■ **Data excerpt**:
────

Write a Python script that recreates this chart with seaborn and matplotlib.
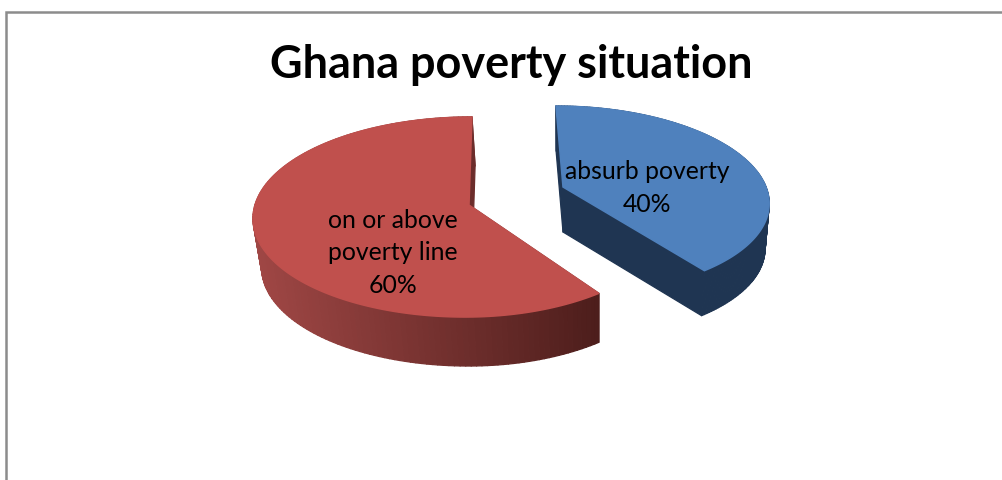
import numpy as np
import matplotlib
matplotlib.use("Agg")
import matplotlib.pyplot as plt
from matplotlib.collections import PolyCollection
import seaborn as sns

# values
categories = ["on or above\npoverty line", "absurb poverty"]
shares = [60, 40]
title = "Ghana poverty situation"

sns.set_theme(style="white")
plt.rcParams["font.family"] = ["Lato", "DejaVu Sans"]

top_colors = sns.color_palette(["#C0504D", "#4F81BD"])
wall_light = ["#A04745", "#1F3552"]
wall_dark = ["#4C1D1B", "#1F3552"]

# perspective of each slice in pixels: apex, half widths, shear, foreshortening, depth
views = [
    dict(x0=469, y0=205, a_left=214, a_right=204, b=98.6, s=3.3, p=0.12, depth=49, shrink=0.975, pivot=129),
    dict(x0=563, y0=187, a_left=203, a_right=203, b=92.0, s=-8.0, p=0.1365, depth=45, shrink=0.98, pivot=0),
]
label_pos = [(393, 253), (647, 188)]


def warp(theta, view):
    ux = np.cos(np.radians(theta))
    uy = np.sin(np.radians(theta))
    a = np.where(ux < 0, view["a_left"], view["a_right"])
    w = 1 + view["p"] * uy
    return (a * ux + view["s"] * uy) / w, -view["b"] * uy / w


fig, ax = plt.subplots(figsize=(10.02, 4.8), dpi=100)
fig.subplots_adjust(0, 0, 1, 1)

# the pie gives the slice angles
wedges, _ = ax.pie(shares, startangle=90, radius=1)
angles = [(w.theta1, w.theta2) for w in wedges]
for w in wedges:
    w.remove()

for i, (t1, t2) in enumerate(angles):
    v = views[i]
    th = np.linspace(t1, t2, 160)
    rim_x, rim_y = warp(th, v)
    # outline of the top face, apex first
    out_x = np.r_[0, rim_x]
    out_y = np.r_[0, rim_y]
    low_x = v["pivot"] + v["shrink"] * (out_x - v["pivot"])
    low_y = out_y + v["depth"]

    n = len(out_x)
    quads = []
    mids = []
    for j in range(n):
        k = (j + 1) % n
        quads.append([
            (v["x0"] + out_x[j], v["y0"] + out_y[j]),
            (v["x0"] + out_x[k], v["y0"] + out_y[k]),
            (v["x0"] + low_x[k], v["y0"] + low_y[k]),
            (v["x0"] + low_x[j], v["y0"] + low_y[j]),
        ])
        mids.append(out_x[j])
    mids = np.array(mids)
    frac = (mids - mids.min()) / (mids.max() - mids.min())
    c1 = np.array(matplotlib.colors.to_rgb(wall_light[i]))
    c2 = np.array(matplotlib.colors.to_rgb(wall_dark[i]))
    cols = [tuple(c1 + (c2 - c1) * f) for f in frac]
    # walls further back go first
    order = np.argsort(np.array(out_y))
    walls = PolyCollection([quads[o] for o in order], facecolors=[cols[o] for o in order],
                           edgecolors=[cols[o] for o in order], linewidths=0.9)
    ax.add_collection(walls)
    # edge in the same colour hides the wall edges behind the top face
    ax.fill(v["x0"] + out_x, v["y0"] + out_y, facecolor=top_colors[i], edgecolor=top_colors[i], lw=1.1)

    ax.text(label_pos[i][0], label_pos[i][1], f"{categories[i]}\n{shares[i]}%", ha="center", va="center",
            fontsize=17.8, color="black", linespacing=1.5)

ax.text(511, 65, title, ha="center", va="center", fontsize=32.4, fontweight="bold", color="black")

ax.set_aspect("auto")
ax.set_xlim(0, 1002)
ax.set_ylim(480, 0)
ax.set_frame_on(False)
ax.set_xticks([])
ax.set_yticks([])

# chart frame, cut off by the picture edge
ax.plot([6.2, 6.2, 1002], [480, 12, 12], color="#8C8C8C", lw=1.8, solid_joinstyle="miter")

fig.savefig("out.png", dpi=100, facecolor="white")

────

■ **Job**:
Retype each line of the listing above word for word. Exclude the pictures.

■ **Task result**:
Write a Python script that recreates this chart with seaborn and matplotlib.
import numpy as np
import matplotlib
matplotlib.use("Agg")
import matplotlib.pyplot as plt
from matplotlib.collections import PolyCollection
import seaborn as sns

# values
categories = ["on or above\npoverty line", "absurb poverty"]
shares = [60, 40]
title = "Ghana poverty situation"

sns.set_theme(style="white")
plt.rcParams["font.family"] = ["Lato", "DejaVu Sans"]

top_colors = sns.color_palette(["#C0504D", "#4F81BD"])
wall_light = ["#A04745", "#1F3552"]
wall_dark = ["#4C1D1B", "#1F3552"]

# perspective of each slice in pixels: apex, half widths, shear, foreshortening, depth
views = [
    dict(x0=469, y0=205, a_left=214, a_right=204, b=98.6, s=3.3, p=0.12, depth=49, shrink=0.975, pivot=129),
    dict(x0=563, y0=187, a_left=203, a_right=203, b=92.0, s=-8.0, p=0.1365, depth=45, shrink=0.98, pivot=0),
]
label_pos = [(393, 253), (647, 188)]


def warp(theta, view):
    ux = np.cos(np.radians(theta))
    uy = np.sin(np.radians(theta))
    a = np.where(ux < 0, view["a_left"], view["a_right"])
    w = 1 + view["p"] * uy
    return (a * ux + view["s"] * uy) / w, -view["b"] * uy / w


fig, ax = plt.subplots(figsize=(10.02, 4.8), dpi=100)
fig.subplots_adjust(0, 0, 1, 1)

# the pie gives the slice angles
wedges, _ = ax.pie(shares, startangle=90, radius=1)
angles = [(w.theta1, w.theta2) for w in wedges]
for w in wedges:
    w.remove()

for i, (t1, t2) in enumerate(angles):
    v = views[i]
    th = np.linspace(t1, t2, 160)
    rim_x, rim_y = warp(th, v)
    # outline of the top face, apex first
    out_x = np.r_[0, rim_x]
    out_y = np.r_[0, rim_y]
    low_x = v["pivot"] + v["shrink"] * (out_x - v["pivot"])
    low_y = out_y + v["depth"]

    n = len(out_x)
    quads = []
    mids = []
    for j in range(n):
        k = (j + 1) % n
        quads.append([
            (v["x0"] + out_x[j], v["y0"] + out_y[j]),
            (v["x0"] + out_x[k], v["y0"] + out_y[k]),
            (v["x0"] + low_x[k], v["y0"] + low_y[k]),
            (v["x0"] + low_x[j], v["y0"] + low_y[j]),
        ])
        mids.append(out_x[j])
    mids = np.array(mids)
    frac = (mids - mids.min()) / (mids.max() - mids.min())
    c1 = np.array(matplotlib.colors.to_rgb(wall_light[i]))
    c2 = np.array(matplotlib.colors.to_rgb(wall_dark[i]))
    cols = [tuple(c1 + (c2 - c1) * f) for f in frac]
    # walls further back go first
    order = np.argsort(np.array(out_y))
    walls = PolyCollection([quads[o] for o in order], facecolors=[cols[o] for o in order],
                           edgecolors=[cols[o] for o in order], linewidths=0.9)
    ax.add_collection(walls)
    # edge in the same colour hides the wall edges behind the top face
    ax.fill(v["x0"] + out_x, v["y0"] + out_y, facecolor=top_colors[i], edgecolor=top_colors[i], lw=1.1)

    ax.text(label_pos[i][0], label_pos[i][1], f"{categories[i]}\n{shares[i]}%", ha="center", va="center",
            fontsize=17.8, color="black", linespacing=1.5)

ax.text(511, 65, title, ha="center", va="center", fontsize=32.4, fontweight="bold", color="black")

ax.set_aspect("auto")
ax.set_xlim(0, 1002)
ax.set_ylim(480, 0)
ax.set_frame_on(False)
ax.set_xticks([])
ax.set_yticks([])

# chart frame, cut off by the picture edge
ax.plot([6.2, 6.2, 1002], [480, 12, 12], color="#8C8C8C", lw=1.8, solid_joinstyle="miter")

fig.savefig("out.png", dpi=100, facecolor="white")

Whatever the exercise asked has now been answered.